Unlike in her mother's case, there are serious doubts as to whether the restriction of the claim under Section 1a Paragraph 3 of the Asylum Seekers' Benefits Act (AsylbLG) due to a lack of cooperation in obtaining passport and/or substitute passport documents is (specifically) intended to terminate the applicant's residence, i.e., whether the immigration office demonstrated a sufficiently serious and consistent effort to return the applicant to her home country (regarding this requirement, see Federal Social Court (BSG), judgment of May 12, 2017 – B 7 AY 1/16 R – juris para. 18 with further references). The legal proceedings concerning the issuance of a work permit or a training permit under Section 60c of the Residence Act (AufenthG) (see decision of the Göttingen Administrative Court of February 6, 2020 – 1 B 349/19 –, p. 5) and the immigration office's file shown demonstrate that terminating the applicant's residence is not, or was not, the primary objective. On the contrary, if the passport requirement is met and the other legal requirements are fulfilled, a residence permit could be granted under Section 25a of the Residence Act or Section 18a of the Residence Act, because the applicant had already completed vocational training in Germany during the asylum proceedings. Furthermore, the granting of a temporary suspension of deportation for the purpose of vocational training would be conceivable (see the notes from the immigration office dated December 13, 2019, and January 6, 2020). Under these circumstances, a restriction of benefits under Section 1a Paragraph 3 of the Asylum Seekers' Benefits Act is, with a high degree of probability, not justified in this specific case. Reductions in benefits are only proportionate if the burdens placed on the affected individuals are also commensurate with the actual achievement of the legitimate aim (see Federal Constitutional Court, Judgment of November 5, 2019 – 1 BvL 7/16 – juris para. 133).

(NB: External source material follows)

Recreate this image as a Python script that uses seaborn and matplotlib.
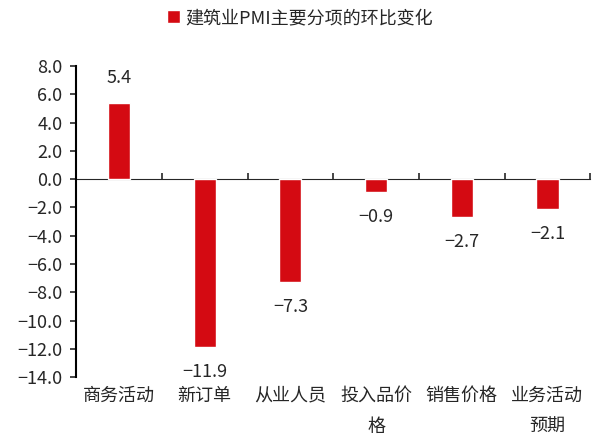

The applicant was (still) entitled to analogous benefits pursuant to Section 2 Paragraph 1 of the Asylum Seekers' Benefits Act (AsylbLG) in conjunction with Book XII of the German Social Code (SGB XII) for the period from December 3, 2020, to March 2, 2021, because she had already resided in Germany for more than 15 months without significant interruption and there was (still) no indication of an abuse of rights influencing the length of her stay in Germany. According to the circumstances of the individual case, the nature, extent, and consequences of the breach of duty (within the meaning of Section 48 Paragraph 3 of the Residence Act (AufenthG)) are not so serious as to carry considerable weight, even within the framework of the principle of proportionality. Only conduct that is inexcusable (socially unacceptable) when considering the individual case, the specific situation of a foreigner in the Federal Republic of Germany, and the particular characteristics of the Asylum Seekers' Benefits Act (AsylbLG) can lead to the exclusion of analogous benefits (see Federal Social Court, judgment of June 17, 2008 – B 8/9b AY 1/07 R – juris para. 33). In this context, it must also be considered that the applicant is likely in a particularly difficult situation: cooperation in the immigration proceedings could, on the one hand, serve her continued stay in Germany, but on the other hand, facilitate the deportation of her mother. Furthermore, it is quite possible that the applicant depends on information and assistance from her mother, but is not receiving it.
The decision on costs is based on § 193 SGG.
This decision is final and cannot be appealed, § 177 SGG.